Stevens Senn und Andreas Hufschmid haben das Projekt gemeinsam angepackt und verschiedene Dinge ausgetüftelt, die zum Erfolg beigetragen haben: «Der Hanf kommt erst in die Blütenphase, wenn die Lichtverhältnisse stimmen. Optimal wird es, wenn sich Tageslicht und Dunkelheit im 12-Stunden-Turnus abwechseln. Vorher wachsen die Pflanzen lediglich in die Höhe. Um zu verhindern, dass sie zu gross werden und reihenweise knicken, wenn die Blüten zu schwer werden, haben wir sie erstens später als üblich gepflanzt», erklärt Senn, «und als zweite Massnahme gegen das unerwünschte Abknicken haben wir ca. 0,5 Meter über dem Boden Netze gespannt. Ein Problem beim Hanfanbau ist, dass zu schnell und zu stark wachsende Stämme für die schweren Blüten zu leicht sind», hat Hufschmid gelernt.

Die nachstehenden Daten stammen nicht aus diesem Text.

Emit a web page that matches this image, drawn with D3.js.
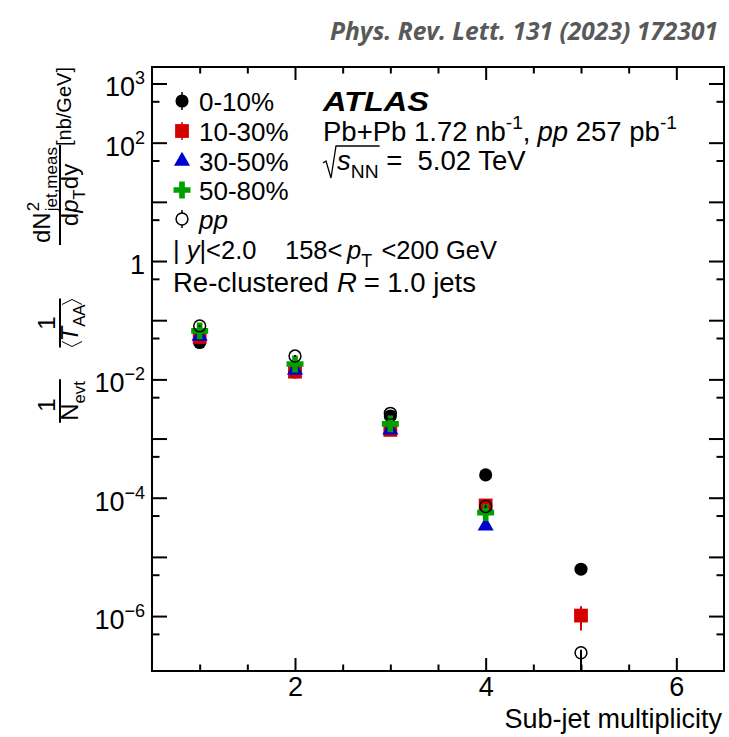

Auch bei der Bewässerung liess sich der Landwirt etwas einfallen: «Um Krankheiten vorzubeugen, sollte der Hanf nie von oben bewässert werden. Wir haben deshalb fünf Zentimeter tief im Boden Tropfschläuche gezogen. In Kombination mit den Mulch-Folien, die wir zur Unkrautbekämpfung verlegten, ergab sich ein willkommener Nebeneffekt. So haben wir Feuchtigkeit und Wärme halten können, und auch die Nährstoffe blieben länger im Boden.»

Von Anbau-Premiere begeistert

Senn ist vom Resultat begeistert: «Das Ergebnis ist schlichtweg sensationell. Damit können wir uns im Vergleich schweizweit sehen lassen.» Und was macht er jetzt mit der Ernte? Mit seiner Pure-Holding AG, die er erst 2017 in Zeiningen gegründet und aufgebaut hat und die mittlerweile bereits rund 40 Personen beschäftigt, produziert und vertreibt Senn verschiedene Nahrungsergänzungsprodukte wie Hanfextrakt mit Vitamin B oder geschälten und ungeschälten Hanfsamen, aber auch Tabakersatz wie Swiss Weeds, der aktuell auch von den Kiosken der Valora-Gruppe vertrieben wird. Man kann den in Nesselnbach produzierten Hanf letztlich also doch rauchen? «Sicher», lacht Senn, «aber man wird davon nicht berauscht, und in unserem ‹Tabak› hat es weder Nikotin noch Teer und auch keine anderen Stoffe mit Suchtpotenzial.»